Il est évident que le fait que Moubarak ait été laché par les Etats-Unis et par le monde entier d'ailleurs, a certainement favorisé le lâchâge de l'armée égyptienne. Mais on est loin d'une vision complotiste caricaturale avec la CIA qui ne fait que modeler le monde à son humeur. D'ailleurs, il faut rappeler que fondamentalement, les Etats-Unis, de même qu'Israël, préfèrent le status quo en Egypte, pays jusqu'ici allié. On aimerait bien savoir ce quel serait l'intérêt d'une révolution en Egypte pour Washington et Tel Aviv avec un chaos potentiel à la clé et un éventuel nouveau régime hostile.
Aucun intérêt, c'est bien pour cela que ces deux états essaient de reprendre la main en Egypte et en Tunisie via la Lybie. Lorsqu'on ne peut plus contrôler par le haut (pouvoir exécutif parachuté) on s'infiltre par le bas (orientation de la future majorité parlementaire, ici l'histoire montre que tous les coups sont permis). En dernier ressort, semer le chaos permet de temporiser. Un éventuel régime hostile n'étant pas forçément un mal en soi, tout dépend la zone, le pays, et sa place dans le plan géostratégique de l'acteur en manoeuvre.

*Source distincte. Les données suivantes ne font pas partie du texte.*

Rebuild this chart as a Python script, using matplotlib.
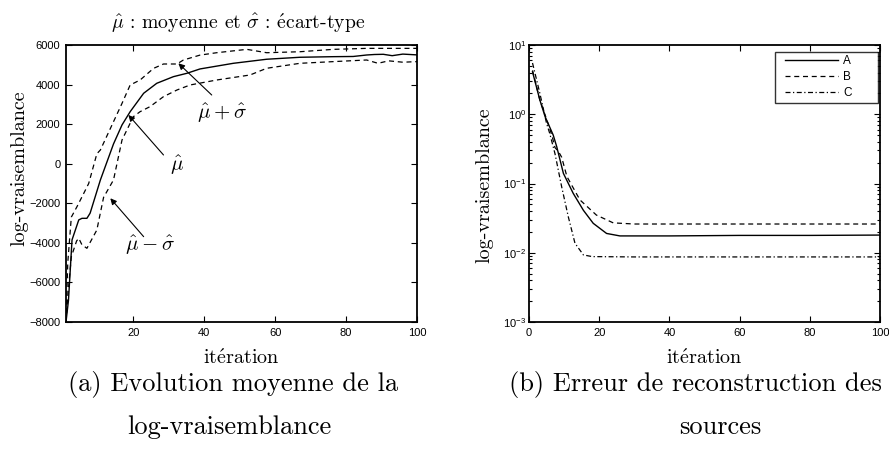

Alimenter la fracture artificielle Islam/Occident s'est avéré fructueux pour le commerce et l'industrie ces trentes dernières années, et plutôt porteur du point de vue éléctoral, que des groupes de pression aient encore foi en cette perspective semble logique.
Toute la question est de savoir qui a les moyens de ses prétentions. A mon avis ni Washington, ni Tel Aviv, l'un pour des motifs essentiellement intérieurs et budgétaires, l'autre pour des raisons de politique régionale. Deux contentions étroitement corrélées.
Il ne faut pas perdre de vue que ces expuissances sont actuellement autant en décalage intellectuel avec la contraction historique majeure qu'est la montée en puissance des attentes populaires en pleine dépression économique que les régimes dont elles ont pour la plupart permis la pérennité.
Elites et dirigeants sont dans les deux cas incapables de penser un monde différent de celui dans lequel leurs carrières ont prospéré, aussi bien dans l'action que l'opposition. Ce monde, celui d'après 45, déterminé par les doctrines politiques et économiques anglosaxonnes, n'existe pourtant déjà plus. Survivra dans la nouvelle donne celui qui aura su innover. C'est exactement ce que la ligne européaniste de l'Allemagne essaie de défendre au sein de l'Union.
C'est aussi pourquoi il est vital que les jeunes générations s'impliquent dans cet immense chantier, mieux à même de se défaire des paradigmes caduques que leurs aînés. Sans quoi, nous nous dirigeons vers une ère de relations internationales brutale.
Pour te répondre sur la contestation des gouvernements transitoires c'est précisément de cela qu'ont l'intuition les jeunes tunisiens et egyptiens, que les structures des anciens pouvoirs sont toujours bien présentes, que les tentatives pour freiner ou orienter leurs aspirations sont nombreuses en interne comme à l'étranger. Il suffit de parcourir les blogs des militants égyptiens à l'origine du mouvement ou de se rendre en Tunisie où les manifestations sont régulières, pour constater que la mobilisation, des jeunes surtout, est encore très présente.